Wednesday, December 23, 2009

A solstice time out

The days are shorter around these parts this time of year. The ground is covered with snow. It's winter.

Grasping winter is not easy, but with a globe and a flashlight, most of my lambs "get it," at least for a few minutes, and if nothing else, they know we are not colder because our planet drifted too far from the sun.

If I ask the usual questions, I get the usual answers, and everyone's happy. The kids are happy because good things happen when they say the right things, I'm happy because I get to use a kinesthetic exercise (looks good on the lesson plans and gets the kids out of their seats), and administration is happy because my kids are more likely to pass the HSPA.

Still, I have a bad habit of peeking under the hood even when the car's running just fine.

So I peeked....


I love the Naval Oceanography Portal--it's like my beloved Old Farmer's Almanac on testosterone.

The shortest day of the year (here, anyway) was yesterday.
The latest sunrise won't happen until early January.
The earliest sunset occurred weeks ago.

In the olden days, long before I was born, noon meant the time of day when the sun was highest in your town. That it no longer means that surprises people.

A day used to mean what a solar day still does--the time it takes the Earth to spin so that the sun appears to return back to a particular position.* A day now means 24 hours. Not the same thing.

No big deal if it's the 16th century, the daylight hours are brief, and you want to meet on the Town Green at noon. Clocks killed our connection to the sun.

If you do not grasp this, you do not "get" time--and most folks don't.

The sunsets have been later and later for two weeks now, and the dawn continues come later, as it will for another week. The state won't test that, though. Sad thing is, few folks notice. We are teaching young adults concepts before we teach them how to see.




*Since the Earth has the habit of orbiting the sun in an elliptical orbit, and moves faster through its orbit when closest to the sun (and right now we're almost as close as we're going to get for the year), winter solar days are longer than summer days.

4 comments:

Unknown said...

The theories on why it gets colder can get worse than "far away from the sun."

Joel saw the moon outside at three in the afternoon and said, "It's his fault. He just wants to make it cold and the sun is giving up, so she's leaving early each day."

All Joel knows is seasons (not even differences in days). He knows it's colder now and the days start and end earlier than summer. We don't have much of an autumn in Phoenix.

So, not a horrible allegory, but pretty lousy science.

doyle said...

Dear John,

Joel is actually practicing good science. He's made a couple of observations, and has posed a hypothesis. When he sees the moon out in the daylight of July, he'll need to revise his hypothesis.

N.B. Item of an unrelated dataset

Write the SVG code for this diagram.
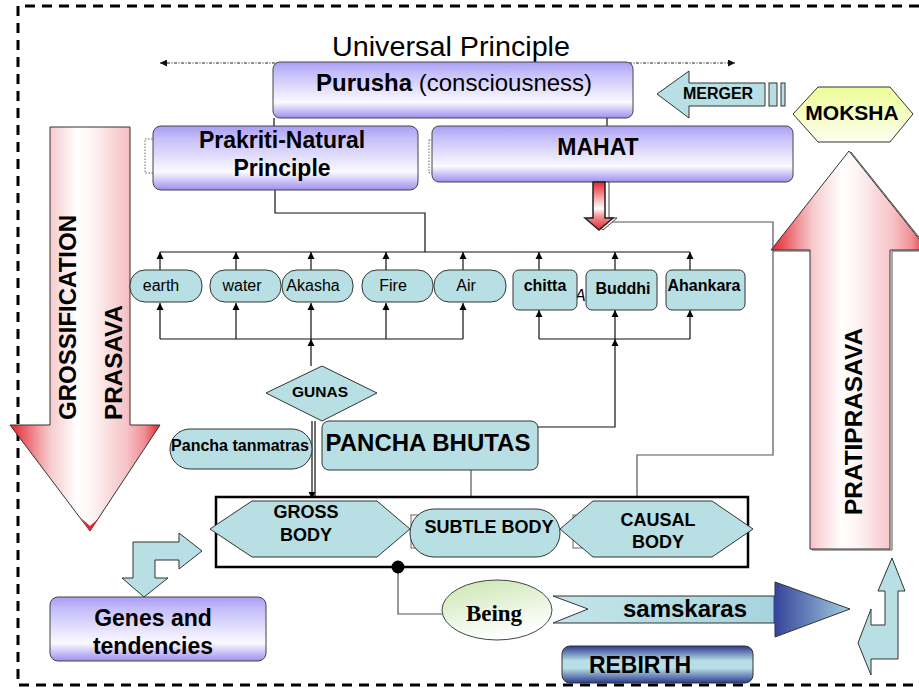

We need our children to be observant before we can hope for them to grasp science. Science is ultimately about what we can observe.

(BTW, I have yet to answer your previous comment because it is entertaining and complex, but it reminded me why I need to keep reminding others to read your book.)

Kate said...

doyle,

I grew up on the great high plains of South Dakota, and when I was in school, science was the most excruciatingly boring class of the day, beginning in about 6th grade, and completely absent from the curriculum in grades 1-5.

Until I met Dr. Peterson. He taught physics, and suddenly science was all about what we see and the world around us. No textbook could contain him. We argued about how things would behave in a world without gravity; we tested theories about motion and acceleration. He made me think I wanted science in my life.

Off to college and inorganic chemistry - and the most abusive TAs and the most ass-numbingly dull lectures. Humanities-R-Me.

Why couldn't I have had YOU as my chemistry and biology teacher?

Science for me now is biology and botany (my girls and my garden) with some chemistry (baking and compost) along for the ride. I understand earth and solar science by freeze and thaw, light and heat, with the occasional New Madrid fault earth shake and birthdays.

Wu-Men the great 12th century Buddhist monk wrote:
Ten thousand flowers in spring, the moon in autumn, a cool breeze in summer, snow in winter.
If your mind isn't clouded by unnecessary things, this is the best season of your life.


Happy Christmas. Happy Solstice.

doyle said...

Dear Kate,

Wonderfully warming words on a cold wintry evening.

Your girls are getting a real education in science now. Much of what passes for science education is really no different that learning a foreign language--you're exposed to strange-sounding words, trying to tie concepts to language, without really getting anything (though preparing for wonderful journeys to come).

The secret is this--science is not complicated nor is it dry.

But you know this already--even if a few knuckleheads tried to knock it out of you along the way.